EXERCISE AIM:
Can you output the material exactly as written, minus any pictures it holds?

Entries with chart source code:
* * * * * * * * *

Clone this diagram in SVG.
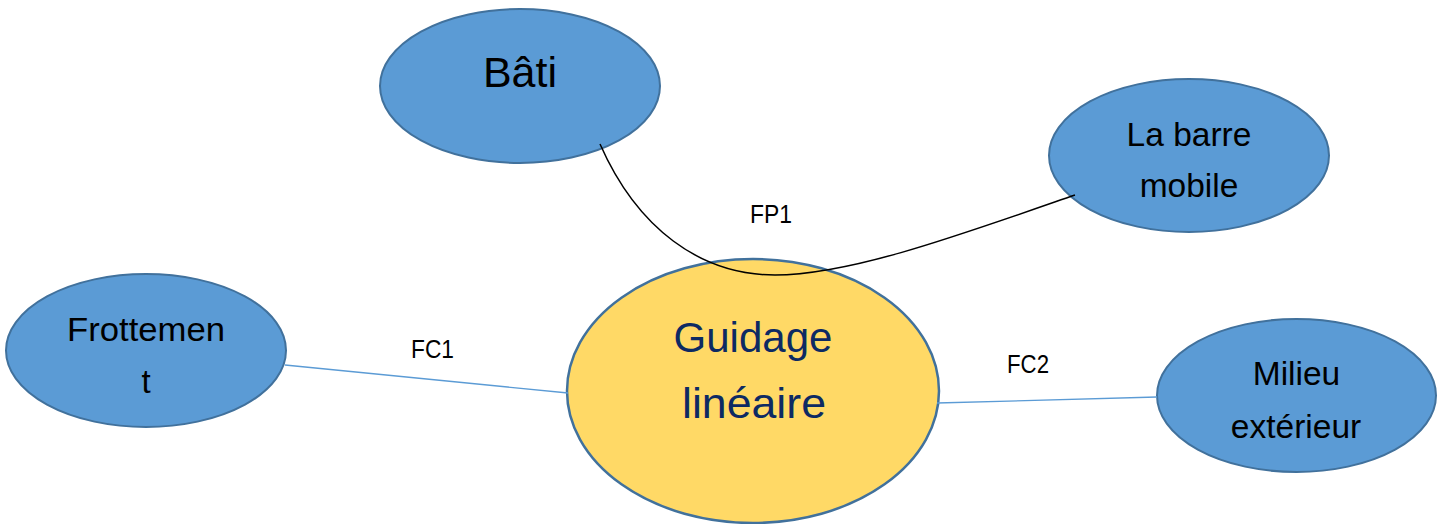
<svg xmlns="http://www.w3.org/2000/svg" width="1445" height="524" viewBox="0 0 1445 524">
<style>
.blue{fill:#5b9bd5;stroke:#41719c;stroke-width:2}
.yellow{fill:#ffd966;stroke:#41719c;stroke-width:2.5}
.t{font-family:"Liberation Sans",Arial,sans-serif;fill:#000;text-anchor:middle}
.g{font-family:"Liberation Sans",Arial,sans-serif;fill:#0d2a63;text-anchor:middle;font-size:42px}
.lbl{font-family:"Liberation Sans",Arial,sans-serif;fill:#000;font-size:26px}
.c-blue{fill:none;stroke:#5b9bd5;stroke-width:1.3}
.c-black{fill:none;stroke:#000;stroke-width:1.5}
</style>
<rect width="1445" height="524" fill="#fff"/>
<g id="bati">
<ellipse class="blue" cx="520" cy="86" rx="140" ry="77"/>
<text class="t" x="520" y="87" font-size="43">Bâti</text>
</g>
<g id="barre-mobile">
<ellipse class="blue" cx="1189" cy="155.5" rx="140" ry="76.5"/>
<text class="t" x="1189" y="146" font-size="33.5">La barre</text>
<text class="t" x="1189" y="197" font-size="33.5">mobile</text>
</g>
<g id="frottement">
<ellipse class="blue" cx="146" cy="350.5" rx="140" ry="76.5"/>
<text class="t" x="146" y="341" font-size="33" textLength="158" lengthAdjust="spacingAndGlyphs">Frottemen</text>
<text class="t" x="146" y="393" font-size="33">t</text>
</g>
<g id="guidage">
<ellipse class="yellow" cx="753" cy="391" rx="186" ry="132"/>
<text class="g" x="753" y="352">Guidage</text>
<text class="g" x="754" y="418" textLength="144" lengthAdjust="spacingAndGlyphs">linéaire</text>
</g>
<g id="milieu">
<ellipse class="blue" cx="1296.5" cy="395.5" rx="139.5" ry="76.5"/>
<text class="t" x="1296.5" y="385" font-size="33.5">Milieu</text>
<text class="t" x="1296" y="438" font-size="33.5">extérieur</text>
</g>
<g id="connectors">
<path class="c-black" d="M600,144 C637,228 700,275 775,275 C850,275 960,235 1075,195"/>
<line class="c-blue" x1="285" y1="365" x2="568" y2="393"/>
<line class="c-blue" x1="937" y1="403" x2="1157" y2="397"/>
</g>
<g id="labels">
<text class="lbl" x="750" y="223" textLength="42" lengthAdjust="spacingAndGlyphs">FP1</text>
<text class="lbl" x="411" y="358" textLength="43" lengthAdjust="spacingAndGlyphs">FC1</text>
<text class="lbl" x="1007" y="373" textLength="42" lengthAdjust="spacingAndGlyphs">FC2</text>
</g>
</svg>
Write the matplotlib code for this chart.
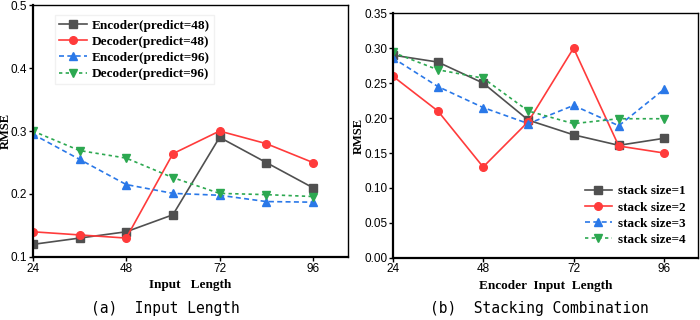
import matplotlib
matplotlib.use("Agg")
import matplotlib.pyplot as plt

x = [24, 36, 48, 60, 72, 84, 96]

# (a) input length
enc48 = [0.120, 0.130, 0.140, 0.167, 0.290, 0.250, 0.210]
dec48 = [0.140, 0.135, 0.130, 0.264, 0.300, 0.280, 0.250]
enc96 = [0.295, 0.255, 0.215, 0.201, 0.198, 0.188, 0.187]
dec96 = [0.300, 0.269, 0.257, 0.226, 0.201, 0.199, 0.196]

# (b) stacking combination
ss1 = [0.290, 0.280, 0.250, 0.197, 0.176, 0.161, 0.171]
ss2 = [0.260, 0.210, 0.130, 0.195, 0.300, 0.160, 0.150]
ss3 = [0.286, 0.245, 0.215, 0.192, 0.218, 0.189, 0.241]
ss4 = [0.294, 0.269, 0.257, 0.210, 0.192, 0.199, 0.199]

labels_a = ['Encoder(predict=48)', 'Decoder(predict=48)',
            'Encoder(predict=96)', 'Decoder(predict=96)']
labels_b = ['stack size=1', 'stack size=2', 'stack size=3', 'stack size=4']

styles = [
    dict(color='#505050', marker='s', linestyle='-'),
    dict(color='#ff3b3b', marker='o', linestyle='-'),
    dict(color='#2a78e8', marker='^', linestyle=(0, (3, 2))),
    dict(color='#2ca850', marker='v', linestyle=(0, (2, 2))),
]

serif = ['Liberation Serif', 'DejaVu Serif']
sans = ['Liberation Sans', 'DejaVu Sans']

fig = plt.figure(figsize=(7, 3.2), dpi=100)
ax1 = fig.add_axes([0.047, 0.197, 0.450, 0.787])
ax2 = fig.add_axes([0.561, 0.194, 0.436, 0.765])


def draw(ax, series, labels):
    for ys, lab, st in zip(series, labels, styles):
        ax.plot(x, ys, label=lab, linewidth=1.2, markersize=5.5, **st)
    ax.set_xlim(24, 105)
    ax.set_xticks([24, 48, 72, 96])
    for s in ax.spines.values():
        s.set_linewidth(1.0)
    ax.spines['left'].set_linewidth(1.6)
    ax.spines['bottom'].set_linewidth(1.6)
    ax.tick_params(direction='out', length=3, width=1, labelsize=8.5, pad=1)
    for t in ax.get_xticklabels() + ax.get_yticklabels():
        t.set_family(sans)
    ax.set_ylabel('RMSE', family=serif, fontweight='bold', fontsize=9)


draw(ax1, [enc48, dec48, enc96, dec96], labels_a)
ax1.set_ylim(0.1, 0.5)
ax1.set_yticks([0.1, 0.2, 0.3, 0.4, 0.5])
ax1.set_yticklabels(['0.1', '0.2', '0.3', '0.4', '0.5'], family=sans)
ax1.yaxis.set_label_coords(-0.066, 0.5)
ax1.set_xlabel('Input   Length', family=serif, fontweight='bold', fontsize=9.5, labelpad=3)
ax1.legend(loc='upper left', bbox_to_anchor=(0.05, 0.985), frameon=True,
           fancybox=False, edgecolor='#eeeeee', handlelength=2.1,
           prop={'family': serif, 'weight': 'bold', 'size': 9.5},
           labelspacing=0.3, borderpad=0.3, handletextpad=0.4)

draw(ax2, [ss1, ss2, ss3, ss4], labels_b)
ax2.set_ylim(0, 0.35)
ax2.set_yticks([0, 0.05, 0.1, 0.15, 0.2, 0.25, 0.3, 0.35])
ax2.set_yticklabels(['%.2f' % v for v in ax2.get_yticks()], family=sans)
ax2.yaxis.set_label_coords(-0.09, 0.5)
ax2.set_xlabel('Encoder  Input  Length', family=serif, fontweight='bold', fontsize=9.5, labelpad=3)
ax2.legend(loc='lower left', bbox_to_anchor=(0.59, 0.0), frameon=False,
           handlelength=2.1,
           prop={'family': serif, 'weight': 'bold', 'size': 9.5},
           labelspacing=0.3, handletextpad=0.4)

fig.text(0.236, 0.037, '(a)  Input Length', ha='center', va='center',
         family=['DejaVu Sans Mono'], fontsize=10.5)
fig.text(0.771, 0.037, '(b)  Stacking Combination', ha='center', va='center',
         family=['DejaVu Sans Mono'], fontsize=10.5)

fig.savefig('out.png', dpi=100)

* * * * * * * * *

OUTPUT:
Clone this diagram in SVG.
<svg xmlns="http://www.w3.org/2000/svg" width="1445" height="524" viewBox="0 0 1445 524">
<style>
.blue{fill:#5b9bd5;stroke:#41719c;stroke-width:2}
.yellow{fill:#ffd966;stroke:#41719c;stroke-width:2.5}
.t{font-family:"Liberation Sans",Arial,sans-serif;fill:#000;text-anchor:middle}
.g{font-family:"Liberation Sans",Arial,sans-serif;fill:#0d2a63;text-anchor:middle;font-size:42px}
.lbl{font-family:"Liberation Sans",Arial,sans-serif;fill:#000;font-size:26px}
.c-blue{fill:none;stroke:#5b9bd5;stroke-width:1.3}
.c-black{fill:none;stroke:#000;stroke-width:1.5}
</style>
<rect width="1445" height="524" fill="#fff"/>
<g id="bati">
<ellipse class="blue" cx="520" cy="86" rx="140" ry="77"/>
<text class="t" x="520" y="87" font-size="43">Bâti</text>
</g>
<g id="barre-mobile">
<ellipse class="blue" cx="1189" cy="155.5" rx="140" ry="76.5"/>
<text class="t" x="1189" y="146" font-size="33.5">La barre</text>
<text class="t" x="1189" y="197" font-size="33.5">mobile</text>
</g>
<g id="frottement">
<ellipse class="blue" cx="146" cy="350.5" rx="140" ry="76.5"/>
<text class="t" x="146" y="341" font-size="33" textLength="158" lengthAdjust="spacingAndGlyphs">Frottemen</text>
<text class="t" x="146" y="393" font-size="33">t</text>
</g>
<g id="guidage">
<ellipse class="yellow" cx="753" cy="391" rx="186" ry="132"/>
<text class="g" x="753" y="352">Guidage</text>
<text class="g" x="754" y="418" textLength="144" lengthAdjust="spacingAndGlyphs">linéaire</text>
</g>
<g id="milieu">
<ellipse class="blue" cx="1296.5" cy="395.5" rx="139.5" ry="76.5"/>
<text class="t" x="1296.5" y="385" font-size="33.5">Milieu</text>
<text class="t" x="1296" y="438" font-size="33.5">extérieur</text>
</g>
<g id="connectors">
<path class="c-black" d="M600,144 C637,228 700,275 775,275 C850,275 960,235 1075,195"/>
<line class="c-blue" x1="285" y1="365" x2="568" y2="393"/>
<line class="c-blue" x1="937" y1="403" x2="1157" y2="397"/>
</g>
<g id="labels">
<text class="lbl" x="750" y="223" textLength="42" lengthAdjust="spacingAndGlyphs">FP1</text>
<text class="lbl" x="411" y="358" textLength="43" lengthAdjust="spacingAndGlyphs">FC1</text>
<text class="lbl" x="1007" y="373" textLength="42" lengthAdjust="spacingAndGlyphs">FC2</text>
</g>
</svg>
Write the matplotlib code for this chart.
import matplotlib
matplotlib.use("Agg")
import matplotlib.pyplot as plt

x = [24, 36, 48, 60, 72, 84, 96]

# (a) input length
enc48 = [0.120, 0.130, 0.140, 0.167, 0.290, 0.250, 0.210]
dec48 = [0.140, 0.135, 0.130, 0.264, 0.300, 0.280, 0.250]
enc96 = [0.295, 0.255, 0.215, 0.201, 0.198, 0.188, 0.187]
dec96 = [0.300, 0.269, 0.257, 0.226, 0.201, 0.199, 0.196]

# (b) stacking combination
ss1 = [0.290, 0.280, 0.250, 0.197, 0.176, 0.161, 0.171]
ss2 = [0.260, 0.210, 0.130, 0.195, 0.300, 0.160, 0.150]
ss3 = [0.286, 0.245, 0.215, 0.192, 0.218, 0.189, 0.241]
ss4 = [0.294, 0.269, 0.257, 0.210, 0.192, 0.199, 0.199]

labels_a = ['Encoder(predict=48)', 'Decoder(predict=48)',
            'Encoder(predict=96)', 'Decoder(predict=96)']
labels_b = ['stack size=1', 'stack size=2', 'stack size=3', 'stack size=4']

styles = [
    dict(color='#505050', marker='s', linestyle='-'),
    dict(color='#ff3b3b', marker='o', linestyle='-'),
    dict(color='#2a78e8', marker='^', linestyle=(0, (3, 2))),
    dict(color='#2ca850', marker='v', linestyle=(0, (2, 2))),
]

serif = ['Liberation Serif', 'DejaVu Serif']
sans = ['Liberation Sans', 'DejaVu Sans']

fig = plt.figure(figsize=(7, 3.2), dpi=100)
ax1 = fig.add_axes([0.047, 0.197, 0.450, 0.787])
ax2 = fig.add_axes([0.561, 0.194, 0.436, 0.765])


def draw(ax, series, labels):
    for ys, lab, st in zip(series, labels, styles):
        ax.plot(x, ys, label=lab, linewidth=1.2, markersize=5.5, **st)
    ax.set_xlim(24, 105)
    ax.set_xticks([24, 48, 72, 96])
    for s in ax.spines.values():
        s.set_linewidth(1.0)
    ax.spines['left'].set_linewidth(1.6)
    ax.spines['bottom'].set_linewidth(1.6)
    ax.tick_params(direction='out', length=3, width=1, labelsize=8.5, pad=1)
    for t in ax.get_xticklabels() + ax.get_yticklabels():
        t.set_family(sans)
    ax.set_ylabel('RMSE', family=serif, fontweight='bold', fontsize=9)


draw(ax1, [enc48, dec48, enc96, dec96], labels_a)
ax1.set_ylim(0.1, 0.5)
ax1.set_yticks([0.1, 0.2, 0.3, 0.4, 0.5])
ax1.set_yticklabels(['0.1', '0.2', '0.3', '0.4', '0.5'], family=sans)
ax1.yaxis.set_label_coords(-0.066, 0.5)
ax1.set_xlabel('Input   Length', family=serif, fontweight='bold', fontsize=9.5, labelpad=3)
ax1.legend(loc='upper left', bbox_to_anchor=(0.05, 0.985), frameon=True,
           fancybox=False, edgecolor='#eeeeee', handlelength=2.1,
           prop={'family': serif, 'weight': 'bold', 'size': 9.5},
           labelspacing=0.3, borderpad=0.3, handletextpad=0.4)

draw(ax2, [ss1, ss2, ss3, ss4], labels_b)
ax2.set_ylim(0, 0.35)
ax2.set_yticks([0, 0.05, 0.1, 0.15, 0.2, 0.25, 0.3, 0.35])
ax2.set_yticklabels(['%.2f' % v for v in ax2.get_yticks()], family=sans)
ax2.yaxis.set_label_coords(-0.09, 0.5)
ax2.set_xlabel('Encoder  Input  Length', family=serif, fontweight='bold', fontsize=9.5, labelpad=3)
ax2.legend(loc='lower left', bbox_to_anchor=(0.59, 0.0), frameon=False,
           handlelength=2.1,
           prop={'family': serif, 'weight': 'bold', 'size': 9.5},
           labelspacing=0.3, handletextpad=0.4)

fig.text(0.236, 0.037, '(a)  Input Length', ha='center', va='center',
         family=['DejaVu Sans Mono'], fontsize=10.5)
fig.text(0.771, 0.037, '(b)  Stacking Combination', ha='center', va='center',
         family=['DejaVu Sans Mono'], fontsize=10.5)

fig.savefig('out.png', dpi=100)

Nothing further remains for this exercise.